"We've really just had, I believe, the biggest rain event we've had the entire year," explained Jeff Orrock with the National Weather Service.
Orrock says most counties in and around the Triangle have picked up from three to five inches of rain this week. So, the most recent drought map is probably outdated on the same day it was released.
That should be corrected within days when the experts take a close look at the effects of this week's rain.
"By the time they have the next conference call on Tuesday we really will be seeing the benefits from this," said Orrock.
Just days ago, reservoirs that supply drinking water to the triangle - Jordan and Falls lakes - were signaling a return to a serious drought for the first time in a year. Thursday, they were already looking better and will only continue to rise in the coming days.

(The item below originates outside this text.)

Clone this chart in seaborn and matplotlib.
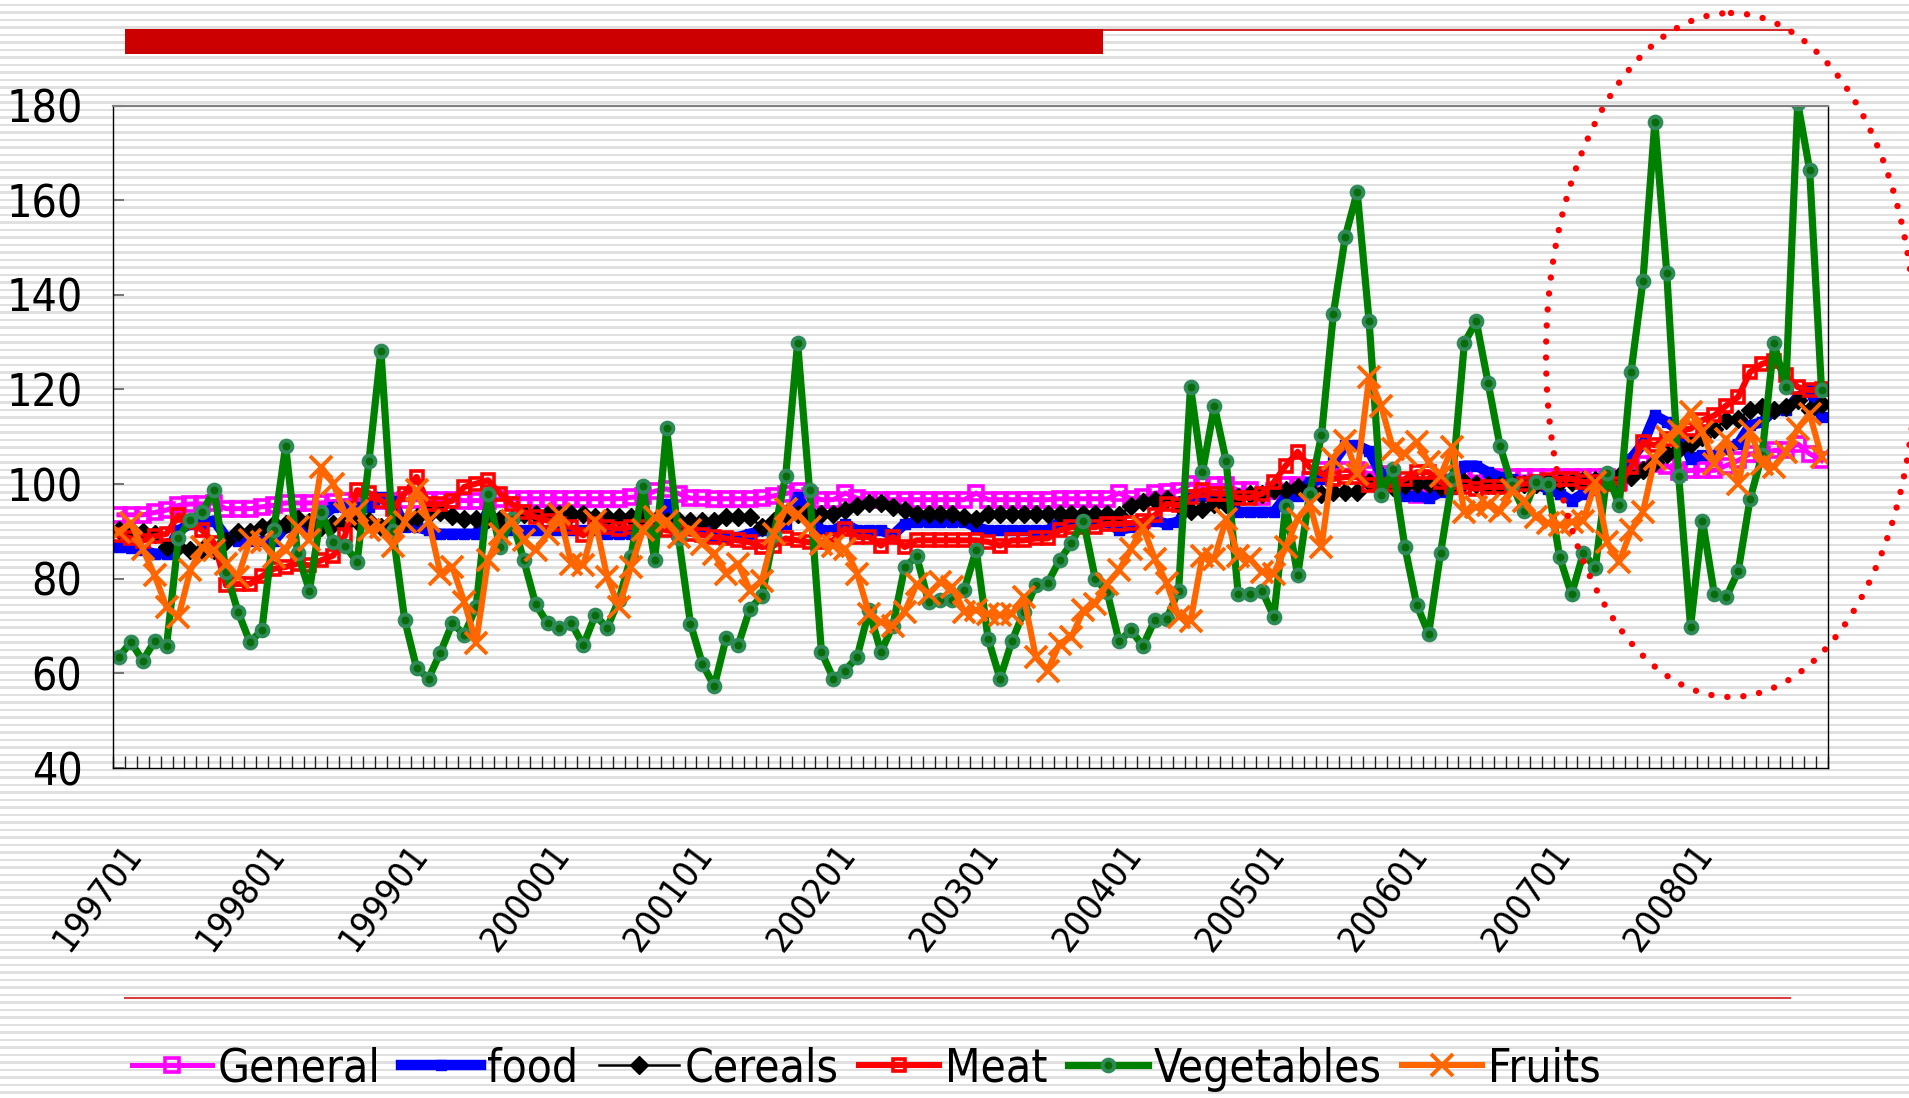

When it comes to recharging reservoirs, lakes and storage ponds, meteorologists say this about the best rain we could have had. First of all, there were few downpours. Although the rain was heavy at times, it was mostly a steady, soaking rain over several days. And the amount of rain came right up to, but not over, the amount that usually causes flooding in the Triangle.
And lastly, it came at the perfect time of year.
"The growing season is over so you don't have the plants pulling the moisture out of the soil like you normally would. So this is getting into our recharge time of year. So, heavy rainfalls in the fall and the winter actually do a lot to help bring back up the water level," Orrock explained.
Orrock says now that we're catching up, if the remainder of the fall and winter just bring normal rainfall totals we should enter spring in good shape.